Marcus J Borg tells us the bible:  Along with Jesus, to whom it is subordinate, it is our greatest treasure.'

Yes, the bible is a valuable resource, a useful guide, but the final word is with us.  It is not so much the case we should seek guidance by interpreting scripture: rather it is we should be guided by our intellect and power of reasoning to decide what it is in the twenty-first century to love and how to go beyond theory into action. Our understanding and action has to evolve if the Christain faith is not become a museum piece.

John Shelby Spong puts it well:

The Christian story does not drop from heaven fully written. It grew and developed over a period of forty-two to seventy years.
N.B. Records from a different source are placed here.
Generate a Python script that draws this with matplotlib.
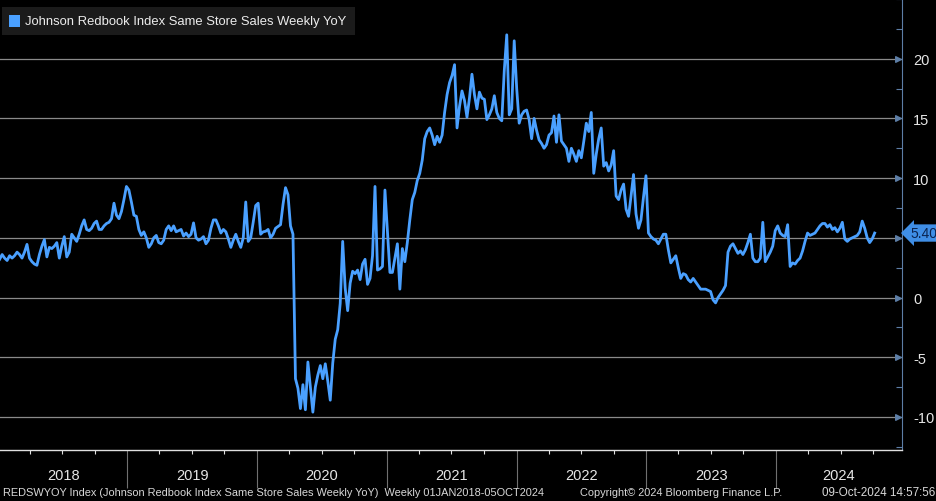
import numpy as np
import pandas as pd
import matplotlib
matplotlib.use('Agg')
import matplotlib.pyplot as plt
import matplotlib.dates as mdates
import matplotlib.transforms as mtransforms
from matplotlib.patches import Rectangle

plt.rcParams['axes.unicode_minus'] = False

# 1 - Weekly YoY values (one list per year, weeks ending Saturday)
years = ['2018', '2019', '2020', '2021', '2022', '2023', '2024']

vals_2018 = [3.2, 3.6, 3.3, 3.1, 3.5, 3.3, 3.5, 3.8, 3.6, 3.3,
             3.8, 4.45, 3.3, 3.0, 2.8, 2.7, 3.6, 4.3, 4.85, 3.4,
             4.2, 4.1, 4.3, 4.6, 3.3, 4.3, 5.1, 3.4, 3.8, 5.3,
             5.0, 4.7, 5.3, 6.0, 6.5, 5.7, 5.6, 5.8, 6.2, 6.4,
             5.7, 5.7, 6.0, 6.2, 6.3, 6.6, 7.9, 6.9, 6.6, 7.2,
             8.2, 9.3]
vals_2019 = [9.0, 8.0, 6.9, 6.8, 5.7, 5.2, 5.5, 5.0, 4.2, 4.5,
             5.0, 5.2, 4.6, 4.5, 4.8, 5.7, 6.0, 5.6, 6.0, 5.5,
             5.6, 5.7, 5.15, 5.4, 5.1, 5.3, 6.25, 5.0, 4.8, 4.9,
             5.1, 4.5, 4.8, 5.8, 6.5, 6.5, 6.0, 5.4, 5.7, 5.5,
             4.9, 4.2, 4.8, 5.3, 4.7, 4.2, 5.0, 8.0, 4.7, 5.0,
             6.3, 7.7]
vals_2020 = [7.9, 5.3, 5.5, 5.55, 5.7, 5.0, 5.3, 5.8, 5.95, 6.1,
             7.8, 9.2, 8.6, 6.0, 5.3, -6.8, -7.6, -9.3, -7.3, -9.4,
             -5.4, -7.5, -9.6, -7.5, -6.5, -5.7, -6.8, -5.55, -7.0, -8.6,
             -5.5, -3.5, -2.7, -0.5, 4.7, 0.8, -1.1, 1.2, 2.2, 2.0,
             2.3, 1.5, 2.8, 3.2, 1.1, 1.6, 3.5, 9.3, 2.3, 2.4,
             2.6, 9.0]
vals_2021 = [5.5, 2.1, 2.1, 3.3, 4.5, 0.7, 4.1, 3.0, 4.6, 6.5,
             8.2, 8.8, 9.8, 10.4, 11.5, 13.3, 13.9, 14.2, 13.6, 12.8,
             13.5, 13.0, 13.6, 15.5, 17.0, 18.0, 18.6, 19.5, 14.2, 16.0,
             17.3, 16.5, 15.1, 16.7, 18.7, 17.0, 15.8, 17.2, 16.7, 16.6,
             14.9, 15.3, 15.8, 16.9, 15.5, 15.0, 14.8, 19.0, 22.0, 15.3,
             15.8, 21.5]
vals_2022 = [17.5, 14.6, 15.3, 15.6, 15.7, 14.9, 13.3, 15.0, 14.0, 13.2,
             12.9, 12.5, 12.8, 13.6, 13.8, 15.2, 13.0, 15.3, 13.1, 12.8,
             12.5, 11.4, 12.5, 12.0, 11.4, 12.3, 11.7, 13.1, 14.6, 13.9,
             15.5, 10.4, 12.0, 13.3, 14.2, 11.0, 11.3, 10.6, 11.1, 12.3,
             8.5, 8.2, 9.0, 9.5, 7.4, 6.8, 8.5, 10.3, 7.0, 5.8,
             6.5, 8.4, 10.2]
vals_2023 = [5.4, 5.1, 4.9, 4.8, 4.5, 4.9, 5.3, 5.3, 4.0, 2.9,
             3.2, 3.5, 2.5, 1.6, 2.0, 1.9, 1.5, 1.3, 1.6, 1.3,
             1.0, 0.7, 0.7, 0.7, 0.6, 0.5, -0.2, -0.45, 0.0, 0.3,
             0.6, 1.0, 3.8, 4.3, 4.5, 4.1, 3.7, 3.9, 3.6, 4.0,
             4.6, 5.3, 3.3, 3.0, 3.0, 3.3, 6.3, 3.0, 3.4, 3.8,
             4.3, 5.6]
vals_2024 = [6.0, 5.4, 5.2, 5.1, 6.1, 2.6, 2.9, 2.8, 3.1, 3.3,
             3.9, 4.7, 5.4, 5.2, 5.3, 5.4, 5.7, 6.0, 6.2, 6.2,
             5.9, 6.1, 5.7, 5.85, 5.5, 5.8, 6.3, 4.9, 4.7, 4.9,
             5.0, 5.1, 5.2, 5.5, 6.4, 5.8, 5.0, 4.6, 4.9, 5.4]

last_value = 5.40
series_name = 'Johnson Redbook Index Same Store Sales Weekly YoY'
footer_left = 'REDSWYOY Index (Johnson Redbook Index Same Store Sales Weekly YoY)  Weekly 01JAN2018-05OCT2024'
footer_mid = 'Copyright\u00a9 2024 Bloomberg Finance L.P.'
footer_right = '09-Oct-2024 14:57:56'

# 2 - Build the weekly series
dates = []
values = []
for yr, vals in zip(years, [vals_2018, vals_2019, vals_2020, vals_2021,
                            vals_2022, vals_2023, vals_2024]):
    d = pd.date_range(f'{yr}-01-01', f'{yr}-12-31', freq='W-SAT')[:len(vals)]
    dates.extend(d)
    values.extend(vals)
serie = pd.Series(values, index=pd.DatetimeIndex(dates))

# 3 - Figure setup
font = ['Liberation Sans', 'DejaVu Sans']
line_color = '#4aa0ff'
axis_color = '#5d7ea6'
text_color = '#e6e6e6'

fig = plt.figure(figsize=(9.37, 5.02), dpi=100, facecolor='black')
ax = fig.add_axes([0.0, 51 / 502, 902 / 937, 451 / 502])
ax.set_facecolor('black')

ax.plot(serie.index, serie.values, color=line_color, lw=2.0, zorder=3,
        solid_joinstyle='round')

ax.set_xlim(pd.Timestamp('2018-01-07'), pd.Timestamp('2024-12-21'))
ax.set_ylim(-12.77, 25.0)

# 4 - Right axis, grid
ax.yaxis.tick_right()
ax.set_yticks(np.arange(-10, 25, 5))
ax.set_yticks(np.arange(-12.5, 25.1, 2.5), minor=True)
ax.yaxis.grid(True, which='major', color='#8a8a8a', lw=0.9)
ax.tick_params(axis='y', which='major', direction='in', length=0, pad=8,
               labelsize=10.5, labelcolor=text_color)
ax.tick_params(axis='y', which='minor', direction='in', length=4,
               color=axis_color, width=0.8)
for lbl in ax.get_yticklabels():
    lbl.set_family(font)
ax.yaxis.get_major_ticks()[3].label2.set_visible(False)

# arrowheads on the major ticks
trans_y = mtransforms.blended_transform_factory(ax.transAxes, ax.transData)
ax.scatter(np.full(7, 0.996), np.arange(-10, 25, 5), marker='>', s=16,
           color=axis_color, transform=trans_y, zorder=5, clip_on=False)

for side in ['top', 'left']:
    ax.spines[side].set_visible(False)
ax.spines['right'].set_color(axis_color)
ax.spines['bottom'].set_color('#e0e0e0')
ax.spines['bottom'].set_linewidth(1.0)

# 5 - X axis: year dividers and quarter ticks
year_starts = [pd.Timestamp(f'{y}-01-01') for y in years[1:]]
quarters = pd.date_range('2018-04-01', '2024-12-01', freq='QS')
ax.set_xticks(year_starts)
ax.set_xticks([q for q in quarters if q.month != 1], minor=True)
ax.tick_params(axis='x', which='major', direction='out', length=27,
               color='#707070', width=0.8, labelbottom=False)
ax.tick_params(axis='x', which='minor', direction='out', length=3,
               color='#e0e0e0', width=0.8)

trans_x = mtransforms.blended_transform_factory(ax.transData, ax.transAxes)
left_lim, right_lim = ax.get_xlim()
for yr in years:
    start = max(mdates.date2num(pd.Timestamp(f'{yr}-01-01')), left_lim)
    end = min(mdates.date2num(pd.Timestamp(f'{int(yr) + 1}-01-01')), right_lim)
    ax.text((start + end) / 2, -0.056, yr, transform=trans_x, ha='center',
            va='center', color=text_color, fontsize=10.5, family=font)

# 6 - Last value tag
ax.text(1.009, last_value, f'{last_value:.2f}', transform=trans_y, ha='left',
        va='center', color='#0a2350', fontsize=10, family=font,
        bbox=dict(boxstyle='larrow,pad=0.12', fc='#3f8ee6', ec='none'),
        zorder=6, clip_on=False)

# 7 - Legend box
fig.patches.append(Rectangle((2 / 937, 1 - 36 / 502), 353 / 937, 28 / 502,
                             transform=fig.transFigure, fc='#1b1b1b', ec='none'))
fig.patches.append(Rectangle((9 / 937, 1 - 28 / 502), 11 / 937, 12 / 502,
                             transform=fig.transFigure, fc=line_color, ec='none'))
fig.text(25 / 937, 1 - 22 / 502, series_name, color='#ececec', fontsize=9.4,
         family=font, va='center', ha='left')

# 8 - Footer
fig.text(3 / 937, 9 / 502, footer_left, color='#d8d8d8', fontsize=7.9,
         family=font, va='center', ha='left')
fig.text(580 / 937, 9 / 502, footer_mid, color='#d8d8d8', fontsize=7.9,
         family=font, va='center', ha='left')
fig.text(935 / 937, 9 / 502, footer_right, color='#d8d8d8', fontsize=8.4,
         family=font, va='center', ha='right')

plt.savefig('out.png', dpi=100, facecolor='black')
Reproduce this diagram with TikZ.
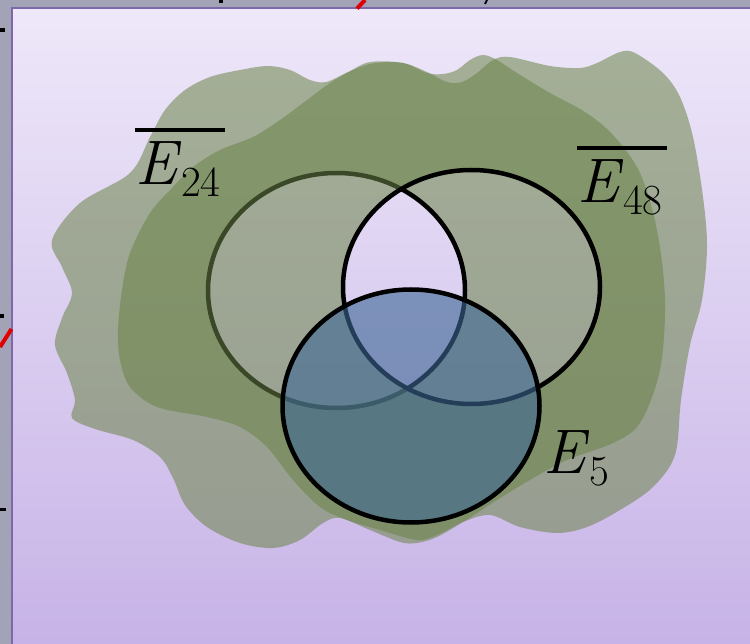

This is not what most Christians have been taught to think, but it is factual. Christianity has always been an evolving story. It was never, even in the New Testament, a finished story.'

The Church of England Book of Common Prayer (BCP) contains the service of Evening Prayer.  Following the reading from the Old Testament the congregation say or sing Magnificat taken from Luke 1: 46-55.  

The BCP states verses 52-53 as follows:

He hath put down the mighty from their seat: and exalted the humble and meek.

He hath filled the hungry with good things: and the rich he hath sent empty away.

Congregations say or sing these words, but do many understand the principles behind them?  How do we, of fail to, apply them in the present to individuals and society?  How do we understand them through the lens of love? We  should understand them as an illustration of love by applying our intelligence and power of reason, not by a rigid, literal, limiting interpretion of individual words.